Viewers who've seen Fitzpatrick's work only in his books will be struck by the subtle three-dimensionality of the original drawing-collages, which bulge and buckle in their frames, their surfaces uneven like broken pavement -- each fantastical creature, each matchbook cover, each line of poetry its own piece of a magic jigsaw puzzle. You become intensely aware of the collages as things, not just images of things, their defiantly unslick and lovable roughness bringing home their handmade quality, the hallmark of so much great Chicago art.
You're struck, too, by their total indifference to art-world fashion. Fitzpatrick doesn't make art to please art schools or museum curators; he makes it to please himself. Fortunately for us, what pleases him is communicating with people, not playing cat-and-mouse games calculated to make you feel you could get it if only you were smart enough. (You don't have to be an art major to feel spoken to by a Fitzpatrick piece.) That doesn't mean the work is remotely facile; it's as densely textured as anything ever produced by a Chicago artist, and each piece soaks up all the attention you can spare. You do have to be a little romantic, to let your mind drift into a half-dreaming, free-associational mode. And at least with "The Wonder," it helps to be in love with Chicago, even if that love also has some hate mixed in.

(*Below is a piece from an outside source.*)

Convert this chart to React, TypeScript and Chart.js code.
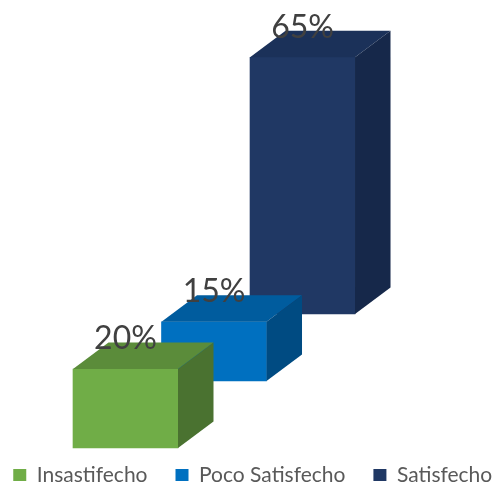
import { useEffect, useRef } from 'react';
import { Chart, registerables } from 'chart.js';

Chart.register(...registerables);

const CATEGORIES = ['Insastifecho', 'Poco Satisfecho', 'Satisfecho'];
const VALUES = [20, 15, 65];
const FRONT_COLORS = ['#70AD47', '#0070C0', '#203864'];
const TOP_COLORS = ['#5B8C3A', '#005C9E', '#1B3159'];
const SIDE_COLORS = ['#4A7230', '#004B82', '#16284A'];
// each series sits on its own (hidden) value axis, shifted to mimic depth
const Y_RANGES = [
  [2.91, 113.42],
  [-14.05, 96.46],
  [-31.01, 79.49],
];
const DEPTH_X = 35.5;
const DEPTH_Y = -26.5;

const box3d = {
  id: 'box3d',
  afterDatasetDraw(chart: any, args: any) {
    const ctx = chart.ctx;
    const i = args.index;
    args.meta.data.forEach((el: any) => {
      const { x, y, base, width } = el.getProps(['x', 'y', 'base', 'width'], true);
      if (y == null || isNaN(y)) return;
      const l = x - width / 2;
      const r = x + width / 2;
      ctx.save();
      ctx.fillStyle = TOP_COLORS[i];
      ctx.beginPath();
      ctx.moveTo(l, y);
      ctx.lineTo(l + DEPTH_X, y + DEPTH_Y);
      ctx.lineTo(r + DEPTH_X, y + DEPTH_Y);
      ctx.lineTo(r, y);
      ctx.closePath();
      ctx.fill();
      ctx.fillStyle = SIDE_COLORS[i];
      ctx.beginPath();
      ctx.moveTo(r, y);
      ctx.lineTo(r + DEPTH_X, y + DEPTH_Y);
      ctx.lineTo(r + DEPTH_X, base + DEPTH_Y);
      ctx.lineTo(r, base);
      ctx.closePath();
      ctx.fill();
      ctx.restore();
    });
  },
  afterDraw(chart: any) {
    const ctx = chart.ctx;
    ctx.save();
    ctx.font = '32px Lato';
    ctx.fillStyle = '#404040';
    ctx.textAlign = 'center';
    ctx.textBaseline = 'alphabetic';
    chart.data.datasets.forEach((ds: any, i: number) => {
      const meta = chart.getDatasetMeta(i);
      meta.data.forEach((el: any, j: number) => {
        const { x, y } = el.getProps(['x', 'y'], true);
        const v = ds.data[j].y;
        ctx.fillText(v + '%', x, y - 19.5);
      });
    });
    ctx.restore();
  },
};

export default function App() {
  const ref = useRef<HTMLCanvasElement>(null);
  useEffect(() => {
    document.body.style.margin = '0';
    const scales: any = {
      x: { type: 'linear', min: -1.418, max: 4.186, offset: false, display: false },
    };
    Y_RANGES.forEach((r, i) => {
      scales['y' + i] = { type: 'linear', min: r[0], max: r[1], display: false };
    });
    const chart = new Chart(ref.current!, {
      type: 'bar',
      data: {
        datasets: CATEGORIES.map((c, i) => ({
          label: c,
          data: [{ x: i, y: VALUES[i] }],
          yAxisID: 'y' + i,
          backgroundColor: FRONT_COLORS[i],
          borderWidth: 0,
          barThickness: 105,
          grouped: false,
          clip: false as any,
        })),
      },
      options: {
        animation: false,
        responsive: false,
        events: [],
        layout: { padding: { left: -17.25, right: -26.75, top: 0, bottom: 0 } },
        scales,
        plugins: {
          tooltip: { enabled: false },
          legend: {
            position: 'bottom',
            maxHeight: 46.5,
            labels: {
              boxWidth: 13,
              boxHeight: 12,
              padding: 28,
              color: '#595959',
              font: { family: 'Lato', size: 21 },
            },
          },
        },
      } as any,
      plugins: [box3d],
    });
    return () => chart.destroy();
  }, []);
  return (
    <div style={{ width: 496, height: 483 }}>
      <canvas ref={ref} width={496} height={483} />
    </div>
  );
}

You also have to give Chicago's Department of Cultural Affairs credit for devoting one of its signature Cultural Center spaces to Fitzpatrick, who publicly criticized the department last year in a series of protests over its changes to the city's public art ordinance. Tempers flared, and department officials, if they had chosen to, could have taken out their anger on Fitzpatrick by denying him this precious moment -- the perfect setting for the culmination of a decade of work. To their everlasting credit, they were bigger than that. Good for them. Good for us.